Oscars 2018: In its 90th year, we have witnessed probably the most political Academy Awards yet
Best Actress winner Frances McDormand at the end of her acceptance speech at the 90th Academy Awards said, “I have two words for you: Inclusion rider.” The Three Billboards Outside Ebbing, Missouri actress was referring to a clause that actors can include in their movie contracts that mandate greater gender and racial diversity. Earlier in her speech, she asked every female nominee in all categories to stand up, and asked male studio suits to back their films.
This year’s Academy Awards were Hollywood’s biggest night in the post-Harvey Weinstein era. While there were several references to the #MeToo and Times Up movement — including the segment hosted by Ashley Judd, Annabella Sciorra and Salma Hayek – all three of whom have accused Weinstein of sexual misconduct; the more prominent theme of the evening was diversity, inclusion and equality. The three actresses introduced a video montage of this year’s trailblazing films and stars like Geena Davis, Ava DuVernay, Kumail Nanjiani, Barry Jenkins and Mira Sorvino talking about the power of inclusive story telling.
Before announcing the Oscar for Best Production Design, Nanjiani and Lupita Nyong’o appealed for the ‘Dreamers’ – recipients of the Deferred Action for Childhood Arrivals immigrations program, whose fate currently hangs in the balance under Donald Trump's presidency. “Like everyone in this room and everyone watching at home, we are dreamers. We grew up dreaming of one day working in the movies. Dreams are the foundation of Hollywood, and dreams are the foundation of America,” Nyong’o, who is of Kenyan-Mexican descent said. Making their political message clear, Karachi-born Nanjiani, concluded, “To all the dreamers out there, we stand with you”.
Perhaps the most political moment of the 2018 Oscars was when rapper Common and singer Andra Day took to stage to perform the song 'Stand Up for Something' from the film Marshall. They stood side-by-side with prominent activists including Patrisse Khan-Cullors of the Black Lives Matter movement, #MeToo founder Tarana Burke, transgender rights advocate and author Janet Mock and eight-year-old Bana Alabed, a Syrian refugee and author.
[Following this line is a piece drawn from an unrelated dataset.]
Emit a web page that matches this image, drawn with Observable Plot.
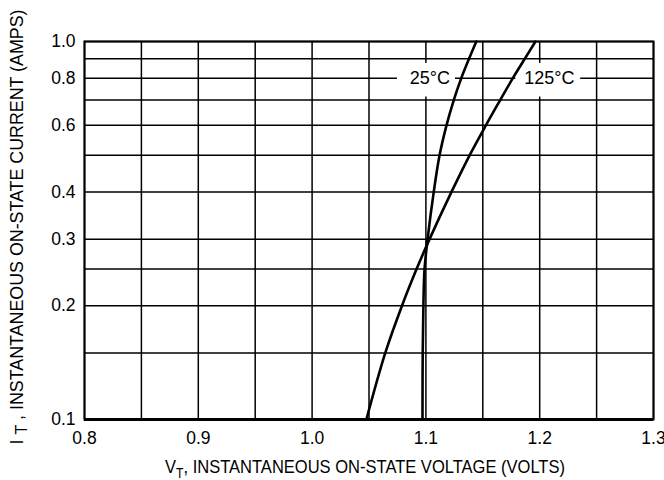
<!DOCTYPE html>
<html>
<head>
<meta charset="utf-8">
<script src="https://cdn.jsdelivr.net/npm/d3@7"></script>
<script src="https://cdn.jsdelivr.net/npm/@observablehq/plot@0.6"></script>
<style>
  html, body { margin: 0; padding: 0; background: #fff; }
  #chart { width: 664px; height: 480px; }
</style>
</head>
<body>
<div id="chart"></div>
<script>
// Data
const currentAmps = [0.1, 0.15, 0.2, 0.25, 0.3, 0.4, 0.5, 0.6, 0.7, 0.8, 0.9, 1.0];
const volts25C  = [1.0970, 1.0972, 1.0978, 1.0988, 1.1015, 1.1069, 1.1120, 1.1181, 1.1245, 1.1311, 1.1379, 1.1443];
const volts125C = [1.0477, 1.0643, 1.0790, 1.0918, 1.1032, 1.1225, 1.1384, 1.1527, 1.1653, 1.1764, 1.1869, 1.1963];
const seriesNames = ["25°C", "125°C"];

const xTicks = [0.8, 0.9, 1.0, 1.1, 1.2, 1.3];
const xGrid = [0.8, 0.85, 0.9, 0.95, 1.0, 1.05, 1.1, 1.15, 1.2, 1.25, 1.3];
const yTicks = [0.1, 0.2, 0.3, 0.4, 0.6, 0.8, 1.0];
const yGrid = [0.1, 0.15, 0.2, 0.25, 0.3, 0.4, 0.5, 0.6, 0.7, 0.8, 0.9, 1.0];

// label annotations (voltage centre, current)
const labelV = [1.1035, 1.2085];
const labelI = 0.8;
const labelBoxes = [
  {x1: 1.075, x2: 1.126, y1: 0.713, y2: 0.875},
  {x1: 1.179, x2: 1.236, y1: 0.713, y2: 0.875}
];

const rows = [];
currentAmps.forEach((a, i) => rows.push({series: seriesNames[0], v: volts25C[i], a}));
currentAmps.forEach((a, i) => rows.push({series: seriesNames[1], v: volts125C[i], a}));
const labels = seriesNames.map((s, i) => ({text: s, v: labelV[i], a: labelI}));

const FONT = "'Liberation Sans', Arial, Helvetica, sans-serif";

const plot = Plot.plot({
  width: 664,
  height: 480,
  marginLeft: 84,
  marginRight: 11,
  marginTop: 41,
  marginBottom: 61,
  style: {fontFamily: FONT, fontSize: "17.5px", background: "#fff", color: "#000"},
  x: {domain: [0.8, 1.3], label: null},
  y: {type: "log", domain: [0.1, 1.0], label: null},
  marks: [
    Plot.ruleX(xGrid, {stroke: "#000", strokeWidth: 1.5}),
    Plot.ruleY(yGrid, {stroke: "#000", strokeWidth: 1.5}),
    Plot.rect(labelBoxes, {x1: "x1", x2: "x2", y1: "y1", y2: "y2", fill: "#fff"}),
    Plot.text(labels, {x: "v", y: "a", text: "text", fontSize: 18, fill: "#000", fontFamily: FONT}),
    Plot.line(rows, {x: "v", y: "a", z: "series", stroke: "#000", strokeWidth: 2.6, curve: "catmull-rom"}),
    Plot.frame({stroke: "#000", strokeWidth: 2}),
    Plot.ruleY([0.1], {stroke: "#000", strokeWidth: 3}),
    Plot.axisX({ticks: xTicks, tickSize: 0, tickPadding: 12, tickFormat: d => d.toFixed(1), fontSize: 17.5, label: null}),
    Plot.axisY({ticks: yTicks, tickSize: 0, tickPadding: 9, tickFormat: d => d.toFixed(1), fontSize: 17.5, label: null})
  ]
});

document.getElementById("chart").appendChild(plot);

const svg = d3.select(plot);
const xl = svg.append("text")
  .attr("x", 365).attr("y", 473)
  .attr("text-anchor", "middle")
  .attr("textLength", 400).attr("lengthAdjust", "spacingAndGlyphs")
  .attr("font-family", FONT).attr("font-size", 19).attr("fill", "#000");
xl.append("tspan").text("V");
xl.append("tspan").attr("dy", 5).attr("font-size", 14).text("T");
xl.append("tspan").attr("dy", -5).text(", INSTANTANEOUS ON-STATE VOLTAGE (VOLTS)");

const yl = svg.append("text")
  .attr("transform", "translate(23,227) rotate(-90)")
  .attr("text-anchor", "middle")
  .attr("textLength", 435).attr("lengthAdjust", "spacingAndGlyphs")
  .attr("font-family", FONT).attr("font-size", 19).attr("fill", "#000");
yl.append("tspan").text("I ");
yl.append("tspan").attr("dy", 4).attr("font-size", 17).text("T");
yl.append("tspan").attr("dy", -4).text(" , INSTANTANEOUS ON-STATE CURRENT (AMPS)");
</script>
</body>
</html>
Second-time host Jimmy Kimmel kicked off the evening with a monologue full of political zingers. He congratulated writer-director Jordan Peele, “none other than President Trump called Get Out the best first three-quarters of a movie this year” and reminded the audience “we don’t make films like Call Me By Your Name for money. We make them to upset Mike Pence”. Kimmel also took digs at Michelle Williams’ agents for the All the Money In the World reshoot pay discrepancy and encourages the audience to support the Parkland teens’ March For Our Lives.
Through the awards, several presenters and winners advocated better opportunities for women in Hollywood. Emma Stone introduced nominees in the Best Director category as, “these four men and Greta Gerwig". Coco songwriters Kristen Anderson-Lopez and Robert Lopez during their acceptance speech for Best Song noted that the category was 50/50 in terms of gender representation. “When you look at a category like ours, it helps to imagine a world where all the categories look like this one,” Anderson-Lopez said. Coco also won Best Animated Feature and director Lee Unkrich explained why ‘representation matters’. “With Coco we tried to take a step towards a world where all children can grow up seeing characters in movies that look and talk and live like they do. Marginalised people deserve to feel like they belong,” he said to thunderous applause.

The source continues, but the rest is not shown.